Tuesday, June 26, 2007

counting the cost of climate change

OK, I'm going to jump to a conclusion here without any real depth of understanding.

The floods that have wrecked half of Sheffield, killed three people and are threatening to collapse a dam are a direct result of climate change. There I said it.

Unless you're wilfully ignorant you will have heard scientists predicting the first effects of climate change upon our weather systems. They include warm, cold, dry winters and warm, wet summers. Well, warm and wet is what we have right now so here it is, people: Climate change is here now and you can see the financial costs it will incur unless we take drastic steps to limit it. The clean-up bill from the current flooding is going to cost hundreds of million. Flood prevention already takes up two thirds of the Environment Agency's budget, do you want that to increase? Because I'll tell you something for sure- Gordon Brown is not going to increase the Agency's budget without cast-iron evidence of the costs associated with it. Seeing as the Labour government have already shut down the CEH and stole £68 million from Research Council's budget and seeing as that sort of data just doesn't come for free . . . . well, work the rest out for yourself.

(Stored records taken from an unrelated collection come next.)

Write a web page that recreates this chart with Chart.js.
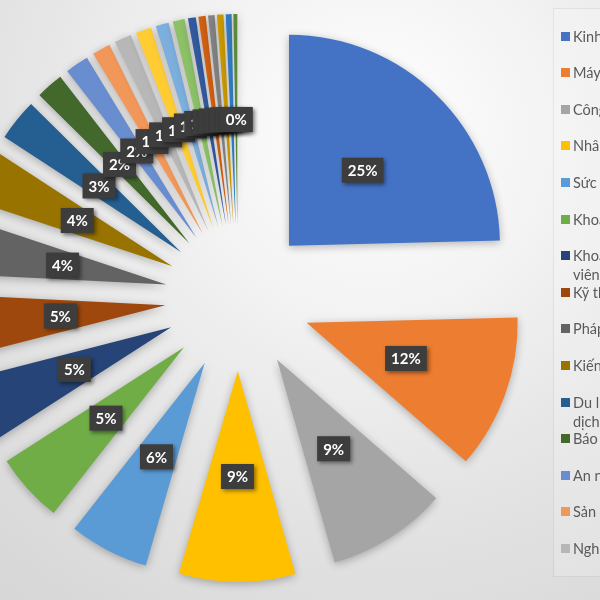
<!DOCTYPE html>
<html lang="vi">
<head>
<meta charset="utf-8">
<title>Ngành học</title>
<script src="https://cdn.jsdelivr.net/npm/chart.js@4.4.1/dist/chart.umd.min.js"></script>
<style>
  html, body { margin: 0; padding: 0; }
  body {
    width: 600px; height: 600px; overflow: hidden; position: relative;
    background: radial-gradient(circle at 62% 22%, #ffffff 0%, #f4f4f4 28%, #e4e4e4 62%, #d6d6d6 100%);
    font-family: Lato, "Liberation Sans", sans-serif;
  }
  #c { position: absolute; left: 0; top: 0; }
  #legend {
    position: absolute; left: 553px; top: 8px; width: 200px; height: 567px;
    border: 1px solid rgba(0,0,0,.07); background: rgba(255,255,255,.18);
  }
  .item { position: absolute; left: 7px; height: 36.6px; font-size: 14.5px; line-height: 19px;
          color: #595959; white-space: nowrap; }
  .item i { position: absolute; left: 0; top: 5px; width: 9px; height: 9px; }
  .item span { position: absolute; left: 12px; top: 0; }
</style>
</head>
<body>
<canvas id="c" width="600" height="600"></canvas>
<div id="legend"></div>
<script>
// categories (legend order = slice order, clockwise from 12 o'clock)
var categories = [
  'Kinh doanh và quản lý',
  'Máy tính và công nghệ thông tin',
  'Công nghệ kỹ thuật',
  'Nhân văn',
  'Sức khỏe',
  'Khoa học xã hội và hành vi',
  ['Khoa học giáo dục và đào tạo giáo', 'viên'],
  'Kỹ thuật',
  'Pháp luật',
  'Kiến trúc và xây dựng',
  ['Du lịch, khách sạn, thể thao và', 'dịch vụ cá nhân'],
  'Báo chí và thông tin',
  'An ninh, Quốc phòng',
  'Sản xuất và chế biến',
  'Nghệ thuật',
  'Nông, lâm nghiệp và thủy sản',
  'Khoa học tự nhiên',
  'Khoa học sự sống',
  'Dịch vụ xã hội',
  'Toán và thống kê',
  'Môi trường và bảo vệ môi trường',
  'Dịch vụ vận tải',
  'Thú y',
  'Khác'
];

// share of each field, %
var shares = [24.6, 11.8, 9.2, 8.9, 6.1, 5.3, 5.1, 4.8, 4.3, 4.1, 3.2, 2.1,
              1.8, 1.4, 1.3, 1.2, 1.0, 0.9, 0.6, 0.55, 0.5, 0.5, 0.45, 0.3];

// Office default palette (accents, then darker, then lighter, then mid shades)
var colors = [
  '#4472C4', '#ED7D31', '#A5A5A5', '#FFC000', '#5B9BD5', '#70AD47',
  '#264478', '#9E480E', '#636363', '#997300', '#255E91', '#43682B',
  '#698ED0', '#F1975A', '#B7B7B7', '#FFCD33', '#7CAFDD', '#8CC168',
  '#335AA1', '#D26012', '#848484', '#CC9A00', '#327DC2', '#5A8A39'
];

var LEGEND_ROWS = 15;   // the source legend is truncated after 15 entries
var EXPLODE = 73;       // px every slice is pulled out from the centre

// Excel-style explosion: every slice moved the same distance along its bisector.
// (Chart.js' own `offset` shrinks thin slices, so shift the arc centres instead.)
var explode = {
  id: 'explode',
  afterDatasetUpdate: function (chart, args) {
    chart.getDatasetMeta(args.index).data.forEach(function (arc) {
      var mid = (arc.startAngle + arc.endAngle) / 2;
      arc.x += Math.cos(mid) * EXPLODE;
      arc.y += Math.sin(mid) * EXPLODE;
    });
  },
  beforeDatasetDraw: function (chart) {
    var ctx = chart.ctx;
    ctx.save();
    ctx.shadowColor = 'rgba(0,0,0,.28)';
    ctx.shadowBlur = 9;
    ctx.shadowOffsetY = 2;
  },
  afterDatasetDraw: function (chart) { chart.ctx.restore(); }
};

// dark percentage tags in the middle of each slice
var tags = {
  id: 'tags',
  afterDatasetsDraw: function (chart) {
    var ctx = chart.ctx;
    var data = chart.data.datasets[0].data;
    var total = data.reduce(function (a, b) { return a + b; }, 0);
    ctx.save();
    ctx.font = 'bold 15px Lato, "Liberation Sans", sans-serif';
    ctx.textAlign = 'center';
    ctx.textBaseline = 'middle';
    chart.getDatasetMeta(0).data.forEach(function (arc, i) {
      var p = arc.getCenterPoint();
      var txt = Math.round(data[i] / total * 100) + '%';
      var w = ctx.measureText(txt).width + 12, h = 25;
      ctx.shadowColor = 'rgba(0,0,0,.45)';
      ctx.shadowBlur = 4; ctx.shadowOffsetX = 2; ctx.shadowOffsetY = 2;
      ctx.fillStyle = '#3d3d3d';
      ctx.fillRect(p.x - w / 2, p.y - h / 2, w, h);
      ctx.shadowColor = 'transparent';
      ctx.fillStyle = '#ffffff';
      ctx.fillText(txt, p.x, p.y + 1);
    });
    ctx.restore();
  }
};

var chart = new Chart(document.getElementById('c'), {
  type: 'pie',
  data: {
    labels: categories,
    datasets: [{ data: shares, backgroundColor: colors, borderWidth: 0, clip: false }]
  },
  options: {
    responsive: false, animation: false, events: [],
    radius: 211,
    layout: { padding: { left: 0, right: 124, top: 0, bottom: 4 } },
    plugins: { legend: { display: false }, tooltip: { enabled: false } }
  },
  plugins: [explode, tags]
});

// HTML legend, same fixed row pitch Excel uses (wrapped names spill below)
var box = document.getElementById('legend');
chart.data.labels.slice(0, LEGEND_ROWS).forEach(function (lab, i) {
  var row = document.createElement('div');
  row.className = 'item';
  row.style.top = (17.5 + i * 36.6) + 'px';
  var mark = document.createElement('i');
  mark.style.background = chart.data.datasets[0].backgroundColor[i];
  var txt = document.createElement('span');
  txt.innerHTML = [].concat(lab).join('<br>');
  row.appendChild(mark); row.appendChild(txt);
  box.appendChild(row);
});
</script>
</body>
</html>
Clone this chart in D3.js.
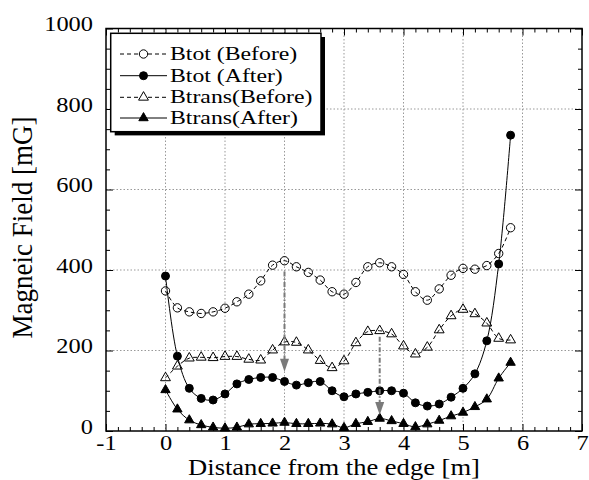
<!DOCTYPE html>
<html>
<head>
<meta charset="utf-8">
<script src="https://cdn.jsdelivr.net/npm/d3@7"></script>
<style>
  body { margin: 0; background: #fff; }
  text { font-family: "Liberation Serif", "Times New Roman", serif; fill: #000; }
</style>
</head>
<body>
<div id="chart"></div>
<script>
// distance from the edge [m]
var distances = [0, 0.2, 0.4, 0.6, 0.8, 1.0, 1.2, 1.4, 1.6, 1.8, 2.0, 2.2, 2.4, 2.6, 2.8,
                 3.0, 3.2, 3.4, 3.6, 3.8, 4.0, 4.2, 4.4, 4.6, 4.8, 5.0, 5.2, 5.4, 5.6, 5.8];

// magnetic field [mG]
var btotBefore = [348, 306, 296, 292, 296, 305, 321, 340, 373, 412, 423, 408, 394, 375, 346,
                  340, 369, 408, 418, 408, 389, 346, 325, 353, 387, 404, 402, 411, 441, 505];
var btotAfter = [385, 186, 106, 81, 77, 92, 117, 128, 133, 133, 123, 114, 120, 123, 100,
                 85, 92, 96, 100, 100, 94, 70, 62, 67, 84, 106, 142, 224, 415, 735];
var btransBefore = [132, 161, 181, 183, 182, 185, 185, 178, 176, 201, 221, 220, 201, 175, 157,
                    174, 219, 247, 249, 241, 211, 191, 208, 251, 286, 302, 291, 268, 230, 226];
var btransAfter = [102, 54, 27, 15, 9, 7, 9, 17, 18, 19, 21, 18, 18, 19, 17,
                   8, 18, 23, 31, 25, 18, 10, 17, 26, 37, 46, 60, 79, 131, 170];

var seriesNames = ["Btot (Before)", "Btot (After)", "Btrans(Before)", "Btrans(After)"];

var xTicks = [-1, 0, 1, 2, 3, 4, 5, 6, 7];
var yTicks = [0, 200, 400, 600, 800, 1000];

// arrows: x position, start value, tip value
var arrowX = [2.0, 3.6];
var arrowFrom = [396, 234];
var arrowTo = [147, 40];

var svgWidth = 589;
var svgHeight = 480;
var margin = { top: 28.5, right: 7, bottom: 49, left: 106 };
var width = svgWidth - margin.left - margin.right;
var height = svgHeight - margin.top - margin.bottom;

var svg = d3.select("#chart")
  .append("svg")
  .attr("width", svgWidth)
  .attr("height", svgHeight);

var chartGroup = svg.append("g")
  .attr("transform", `translate(${margin.left}, ${margin.top})`);

var x = d3.scaleLinear().domain([-1, 7]).range([0, width]);
var y = d3.scaleLinear().domain([0, 1000]).range([height, 0]);

// dotted grid
chartGroup.append("g").selectAll("line")
  .data(xTicks.slice(1, -1))
  .enter().append("line")
  .attr("x1", d => x(d)).attr("x2", d => x(d))
  .attr("y1", 0).attr("y2", height)
  .attr("stroke", "#999").attr("stroke-width", 1)
  .attr("stroke-dasharray", "1.5,2");

chartGroup.append("g").selectAll("line")
  .data(yTicks.slice(1, -1))
  .enter().append("line")
  .attr("x1", 0).attr("x2", width)
  .attr("y1", d => y(d)).attr("y2", d => y(d))
  .attr("stroke", "#999").attr("stroke-width", 1)
  .attr("stroke-dasharray", "1.5,2");

// series
var series = [
  { name: seriesNames[0], values: btotBefore, dashed: true, shape: d3.symbolCircle, size: 55, filled: false },
  { name: seriesNames[1], values: btotAfter, dashed: false, shape: d3.symbolCircle, size: 50, filled: true },
  { name: seriesNames[2], values: btransBefore, dashed: true, shape: d3.symbolTriangle, size: 42, filled: false },
  { name: seriesNames[3], values: btransAfter, dashed: false, shape: d3.symbolTriangle, size: 38, filled: true }
];

var line = d3.line()
  .x((d, i) => x(distances[i]))
  .y(d => y(d))
  .curve(d3.curveCatmullRom);

series.forEach(function(s) {
  chartGroup.append("path")
    .datum(s.values)
    .attr("d", line)
    .attr("fill", "none")
    .attr("stroke", "#000")
    .attr("stroke-width", 1)
    .attr("stroke-dasharray", s.dashed ? "4,3" : null);

  chartGroup.append("g").selectAll("path")
    .data(s.values)
    .enter().append("path")
    .attr("d", d3.symbol().type(s.shape).size(s.size))
    .attr("transform", (d, i) => `translate(${x(distances[i])}, ${y(d)})`)
    .attr("fill", s.filled ? "#000" : "none")
    .attr("stroke", "#000")
    .attr("stroke-width", 1);
});

// gray dash-dot arrows
arrowX.forEach(function(ax, i) {
  var px = x(ax);
  var tip = y(arrowTo[i]);
  chartGroup.append("line")
    .attr("x1", px).attr("x2", px)
    .attr("y1", y(arrowFrom[i])).attr("y2", tip - 11)
    .attr("stroke", "#7a7a7a").attr("stroke-width", 2)
    .attr("stroke-dasharray", "5,2,1.5,2");
  chartGroup.append("path")
    .attr("d", `M${px - 4.5},${tip - 13} L${px + 4.5},${tip - 13} L${px},${tip} Z`)
    .attr("fill", "#7a7a7a");
});

// frame
chartGroup.append("rect")
  .attr("width", width).attr("height", height)
  .attr("fill", "none").attr("stroke", "#000").attr("stroke-width", 1.5);

// ticks (inward, all four sides)
var xMinor = x.ticks(40).filter(d => Math.abs(d - Math.round(d)) > 1e-6);
var yMinor = d3.range(50, 1000, 50).filter(d => d % 200 !== 0);

function clean(g) { g.select(".domain").remove(); }

var bottomAxis = chartGroup.append("g")
  .attr("transform", `translate(0, ${height})`)
  .call(d3.axisBottom(x).tickValues(xTicks).tickSize(-7).tickFormat(d => String(d)))
  .call(clean);
bottomAxis.selectAll("text")
  .attr("y", 19).attr("dy", 0)
  .attr("transform", "scale(1.22,1)")
  .style("font-size", "20px")
  .style("font-family", '"Liberation Serif", serif');

chartGroup.append("g")
  .attr("transform", `translate(0, ${height})`)
  .call(d3.axisBottom(x).tickValues(xMinor).tickSize(-4).tickFormat(""))
  .call(clean);
chartGroup.append("g")
  .call(d3.axisTop(x).tickValues(xTicks).tickSize(-7).tickFormat(""))
  .call(clean);
chartGroup.append("g")
  .call(d3.axisTop(x).tickValues(xMinor).tickSize(-4).tickFormat(""))
  .call(clean);

var leftAxis = chartGroup.append("g")
  .call(d3.axisLeft(y).tickValues(yTicks).tickSize(-7).tickPadding(10.7).tickFormat(d => String(d)))
  .call(clean);
leftAxis.selectAll("text")
  .attr("dy", "0.12em")
  .attr("transform", "scale(1.22,1)")
  .style("font-size", "20px")
  .style("font-family", '"Liberation Serif", serif');

chartGroup.append("g")
  .call(d3.axisLeft(y).tickValues(yMinor).tickSize(-4).tickFormat(""))
  .call(clean);
chartGroup.append("g")
  .attr("transform", `translate(${width}, 0)`)
  .call(d3.axisRight(y).tickValues(yTicks).tickSize(-7).tickFormat(""))
  .call(clean);
chartGroup.append("g")
  .attr("transform", `translate(${width}, 0)`)
  .call(d3.axisRight(y).tickValues(yMinor).tickSize(-4).tickFormat(""))
  .call(clean);

chartGroup.selectAll(".tick line").attr("stroke", "#000").attr("stroke-width", 1);

// axis titles
svg.append("text")
  .attr("transform", `translate(${margin.left + width / 2 - 10}, 474.5) scale(1.18,1)`)
  .attr("text-anchor", "middle")
  .style("font-size", "22.5px")
  .text("Distance from the edge [m]");

svg.append("text")
  .attr("transform", "translate(32, 227.5) scale(1.12,1) rotate(-90)")
  .attr("text-anchor", "middle")
  .style("font-size", "27px")
  .text("Magneic Field [mG]");

// legend
var legend = svg.append("g");
legend.append("rect")
  .attr("x", 114.7).attr("y", 37).attr("width", 210.3).attr("height", 98.4)
  .attr("fill", "#000");
legend.append("rect")
  .attr("x", 110.7).attr("y", 33.3).attr("width", 210.3).attr("height", 98.4)
  .attr("fill", "#fff").attr("stroke", "#000").attr("stroke-width", 1.5);

var rowY = [54, 75.7, 97.3, 118];
series.forEach(function(s, i) {
  var row = legend.append("g");
  row.append("line")
    .attr("x1", 120).attr("x2", 167)
    .attr("y1", rowY[i]).attr("y2", rowY[i])
    .attr("stroke", "#000").attr("stroke-width", 1)
    .attr("stroke-dasharray", s.dashed ? "4,3" : null);
  row.append("path")
    .attr("d", d3.symbol().type(s.shape).size(s.size))
    .attr("transform", `translate(143.5, ${rowY[i]})`)
    .attr("fill", s.filled ? "#000" : "#fff")
    .attr("stroke", "#000");
  row.append("text")
    .attr("transform", `translate(170, ${rowY[i] + 6}) scale(1.25,1)`)
    .style("font-size", "19px")
    .text(s.name);
});
</script>
</body>
</html>
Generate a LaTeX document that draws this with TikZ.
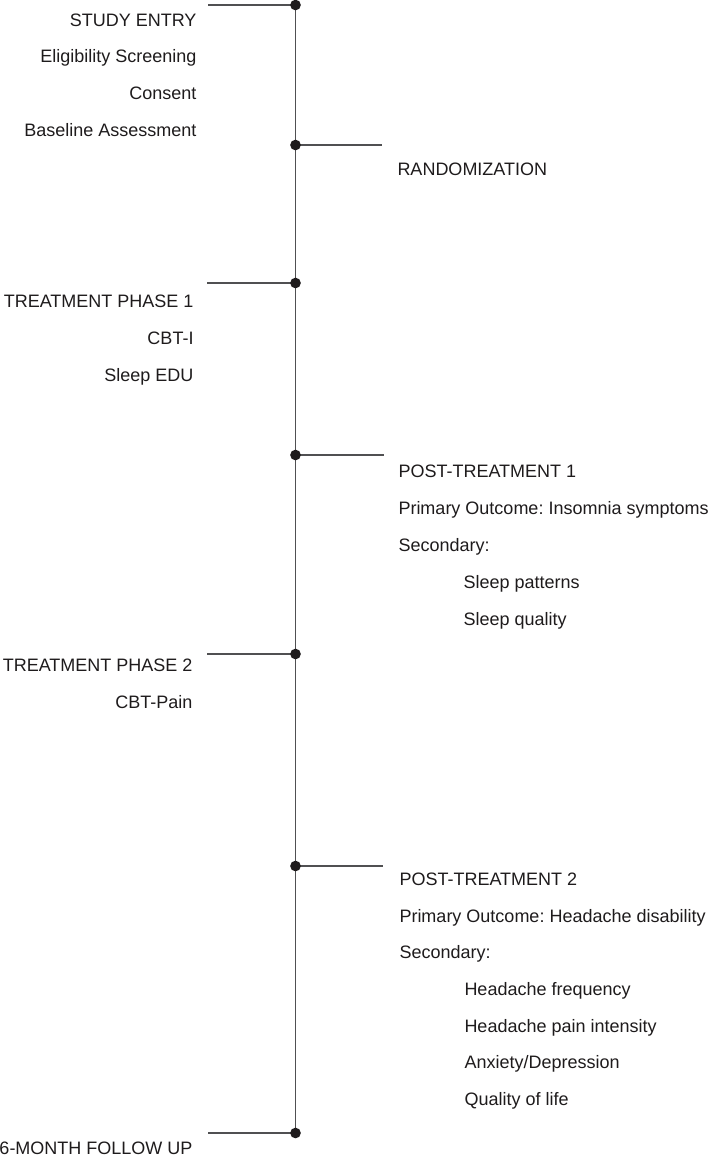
\documentclass[tikz,border=0pt]{standalone}
\usepackage{fontspec}
\setmainfont{Liberation Sans}
\frenchspacing
\definecolor{inkdark}{RGB}{30,27,28}
\definecolor{inkline}{RGB}{80,80,82}
\tikzset{every picture/.style={line width=0.75pt}}
\tikzset{
  axisline/.style={color=inkline, line width=1pt},
  tickline/.style={color=inkline, line width=1pt},
  tdot/.style={circle, fill=inkdark, inner sep=0pt, minimum size=8pt},
  lefttxt/.style={anchor=base east, inner sep=0pt, text=inkdark, font=\fontsize{13.5}{16}\selectfont},
  righttxt/.style={anchor=base west, inner sep=0pt, text=inkdark, font=\fontsize{13.5}{16}\selectfont}
}

\begin{document}
\begin{tikzpicture}[x=0.75pt,y=0.75pt,yscale=-1,xscale=1]
\useasboundingbox (0,0) rectangle (708,1158);

%Timeline points
\coordinate (entry) at (295.5,5);
\coordinate (rand) at (295.5,145);
\coordinate (phaseA) at (295.5,283);
\coordinate (postA) at (295.5,455);
\coordinate (phaseB) at (295.5,654);
\coordinate (postB) at (295.5,866);
\coordinate (follow) at (295.5,1133);
%Tick ends
\coordinate (entryT) at (208,5);
\coordinate (randT) at (382,145);
\coordinate (phaseAT) at (207,283);
\coordinate (postAT) at (384,455);
\coordinate (phaseBT) at (207,654);
\coordinate (postBT) at (383,866);
\coordinate (followT) at (208,1133);

%Straight Lines
\draw [axisline] (entry) -- (follow) ;
\draw [tickline] (entryT) -- (entry) ;
\draw [tickline] (rand) -- (randT) ;
\draw [tickline] (phaseAT) -- (phaseA) ;
\draw [tickline] (postA) -- (postAT) ;
\draw [tickline] (phaseBT) -- (phaseB) ;
\draw [tickline] (postB) -- (postBT) ;
\draw [tickline] (followT) -- (follow) ;

%Dots
\node [tdot] (entryD) at (entry) {};
\node [tdot] (randD) at (rand) {};
\node [tdot] (phaseAD) at (phaseA) {};
\node [tdot] (postAD) at (postA) {};
\node [tdot] (phaseBD) at (phaseB) {};
\node [tdot] (postBD) at (postB) {};
\node [tdot] (followD) at (follow) {};

% Text Node
\node [lefttxt] (entryL) at (197,26) {STUDY ENTRY};
\node [lefttxt] (elig) at (197,62) {Eligibility Screening};
\node [lefttxt] (consent) at (197,99) {Consent};
\node [lefttxt] (baseline) at (197,136) {Baseline Assessment};
% Text Node
\node [righttxt] (randL) at (397,175) {RANDOMIZATION};
% Text Node
\node [lefttxt] (phaseAL) at (194,307) {TREATMENT PHASE 1};
\node [lefttxt] (cbti) at (194,344) {CBT-I};
\node [lefttxt] (sleepedu) at (194,381) {Sleep EDU};
% Text Node
\node [righttxt] (postAL) at (398,477) {POST-TREATMENT 1};
\node [righttxt] (primA) at (398,514) {Primary Outcome: Insomnia symptoms};
\node [righttxt] (secA) at (398,551) {Secondary:};
\node [righttxt] (sleeppat) at (463,588) {Sleep patterns};
\node [righttxt] (sleepqual) at (463,625) {Sleep quality};
% Text Node
\node [lefttxt] (phaseBL) at (193,671) {TREATMENT PHASE 2};
\node [lefttxt] (cbtpain) at (193,708) {CBT-Pain};
% Text Node
\node [righttxt] (postBL) at (399,885) {POST-TREATMENT 2};
\node [righttxt] (primB) at (399,922) {Primary Outcome: Headache disability};
\node [righttxt] (secB) at (399,958) {Secondary:};
\node [righttxt] (hfreq) at (464,995) {Headache frequency};
\node [righttxt] (hpain) at (464,1032) {Headache pain intensity};
\node [righttxt] (anxdep) at (464,1068) {Anxiety/Depression};
\node [righttxt] (qol) at (464,1105) {Quality of life};
% Text Node
\node [lefttxt] (followL) at (193,1154) {6-MONTH FOLLOW UP};

\end{tikzpicture}
\end{document}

Wikipedia on the economic costs of climate change:

"According to a 2005 report from the Association of British Insurers, limiting carbon emissions could avoid 80% of the projected additional annual cost of tropical cyclones by the 2080s.[86] A June 2004 report by the Association of British Insurers declared "Climate change is not a remote issue for future generations to deal with. It is, in various forms, here already, impacting on insurers' businesses now."[87] It noted that weather risks for households and property were already increasing by 2-4 % per year due to changing weather, and that claims for storm and flood damages in the UK had doubled to over £6 billion over the period 1998–2003, compared to the previous five years. The results are rising insurance premiums, and the risk that in some areas flood insurance will become unaffordable for some."

Additional

Johann agrees:

"This week's storm-floods follow hard on the floods of 2000 and 2001, which the distinguished meterologist Philip Eden says would have only naturally happened once every 750 years."